Drum Monkeys’ Carl Loben gets ready to hit the Glade main stage with a big bag of breakbeat.
You’re playing on the main stage at Glade. Are you a fan of the festival?
“I love it, it’s great. It’s a proper underground electronic music festival. It’s quite different from the more commercial ones that go for the biggest, cheesiest names to have as headliners. Glade is almost the opposite – there’s a psy-trance area, a techno area, lots of dubstep this year, and plenty of breakbeat.”
Do you have to play differently when you’re playing to such huge crowds?
“I think when it’s a festival you tend to play big tunes, or more tracks that people might know. It’s a festival, so it meant to be about fun in the outdoors as apposed to the epochal “taking people on a journey” thing. It’s about people letting rip in the countryside. So I play more crowd pleasers, hopefully without being too obvious.”
As a regular at Supercharged, which is ten years old this month, why do you think it’s survived so long?

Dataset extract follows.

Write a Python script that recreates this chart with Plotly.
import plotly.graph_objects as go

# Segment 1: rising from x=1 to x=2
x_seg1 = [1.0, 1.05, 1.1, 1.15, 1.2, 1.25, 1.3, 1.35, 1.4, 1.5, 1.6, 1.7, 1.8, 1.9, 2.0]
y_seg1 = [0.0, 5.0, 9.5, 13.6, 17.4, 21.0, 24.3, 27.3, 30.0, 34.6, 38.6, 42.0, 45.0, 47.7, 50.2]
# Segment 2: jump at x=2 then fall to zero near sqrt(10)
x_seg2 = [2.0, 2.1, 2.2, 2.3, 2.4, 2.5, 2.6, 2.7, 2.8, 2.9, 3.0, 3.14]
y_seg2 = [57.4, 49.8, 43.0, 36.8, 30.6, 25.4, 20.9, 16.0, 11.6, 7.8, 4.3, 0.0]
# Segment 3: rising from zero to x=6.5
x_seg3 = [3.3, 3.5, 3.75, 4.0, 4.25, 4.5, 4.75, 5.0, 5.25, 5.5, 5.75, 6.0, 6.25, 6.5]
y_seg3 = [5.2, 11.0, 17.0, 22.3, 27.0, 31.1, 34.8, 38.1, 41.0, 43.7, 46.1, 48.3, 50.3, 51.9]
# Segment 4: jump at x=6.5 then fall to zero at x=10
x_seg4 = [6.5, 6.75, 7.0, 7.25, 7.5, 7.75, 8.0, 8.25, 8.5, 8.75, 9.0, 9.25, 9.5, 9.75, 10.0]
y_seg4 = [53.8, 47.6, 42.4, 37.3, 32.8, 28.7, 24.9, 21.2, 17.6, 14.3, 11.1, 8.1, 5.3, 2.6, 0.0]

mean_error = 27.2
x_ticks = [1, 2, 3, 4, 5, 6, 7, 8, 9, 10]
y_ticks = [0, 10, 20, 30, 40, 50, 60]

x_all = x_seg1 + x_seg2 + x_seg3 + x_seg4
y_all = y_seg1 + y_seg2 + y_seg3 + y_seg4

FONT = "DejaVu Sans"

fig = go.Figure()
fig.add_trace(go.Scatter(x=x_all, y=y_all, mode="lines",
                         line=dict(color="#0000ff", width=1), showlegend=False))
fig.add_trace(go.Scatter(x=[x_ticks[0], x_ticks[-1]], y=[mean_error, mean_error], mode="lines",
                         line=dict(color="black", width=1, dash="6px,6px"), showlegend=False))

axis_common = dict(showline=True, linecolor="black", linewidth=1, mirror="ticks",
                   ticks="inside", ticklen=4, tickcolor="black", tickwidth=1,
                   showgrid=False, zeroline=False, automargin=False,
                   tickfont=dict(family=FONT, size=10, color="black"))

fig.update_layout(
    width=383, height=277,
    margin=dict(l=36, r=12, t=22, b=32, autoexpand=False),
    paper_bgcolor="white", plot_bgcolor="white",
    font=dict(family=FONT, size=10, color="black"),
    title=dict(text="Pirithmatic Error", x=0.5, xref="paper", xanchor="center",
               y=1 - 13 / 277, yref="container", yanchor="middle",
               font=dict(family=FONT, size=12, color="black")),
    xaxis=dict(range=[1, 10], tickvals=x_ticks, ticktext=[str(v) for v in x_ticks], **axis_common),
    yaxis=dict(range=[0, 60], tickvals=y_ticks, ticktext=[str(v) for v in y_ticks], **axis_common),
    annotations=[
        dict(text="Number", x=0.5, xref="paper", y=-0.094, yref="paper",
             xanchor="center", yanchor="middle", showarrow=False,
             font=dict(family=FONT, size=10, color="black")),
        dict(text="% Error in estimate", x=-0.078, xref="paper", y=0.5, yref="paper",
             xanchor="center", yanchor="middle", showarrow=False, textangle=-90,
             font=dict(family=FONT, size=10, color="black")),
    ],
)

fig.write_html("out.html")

“They always put on quality people, and there’s pretty much always an amazing crowd, even at the midweekers. When I first played – before I lived here – I couldn’t believe how much it was going off on a Wednesday night, as if it was peak time on a Saturday.”
They seem to have a really good relationship with all the big name DJs. Is there something they do differently?
“They’re certainly quite forward thinking. Now Supercharged put on quite a lot of drum’n’bass and dubstep on. It’s grown out of being breakbeat – maybe one in four nights is a breaks thing. And they’re astute at picking up on people. They made NAPT resident way back before anyone had heard of them. At this year’s Breakspoll, of course, NAPT cleaned up.”
You’ve been a dance music journalist for 18 years now. Is the scene healthy?
“Yeah, it’s in a very good state again. Around the millennium time it got pretty commercial and DJs rinsed out super high fees from promoters and clubbers, and that bubble burst. It more or less went underground and the people who were in it for the wrong reasons – to make money – left the scene. It’s left the people in it for the right reasons. The digital thing has changed everything as well. Now people are doing it for themselves much more, whether running a label or putting on nights. There was a worrying time around 2002 where it looked like the whole thing was about to collapse, but it’s in a healthy state again.”
After such a long time do you ever run out of things to write? It all sounds the same, doesn’t it?
“There’s always new sounds as the technology develops, new people come through who are interesting to write about. It’s only indie rock that all sounds the same!”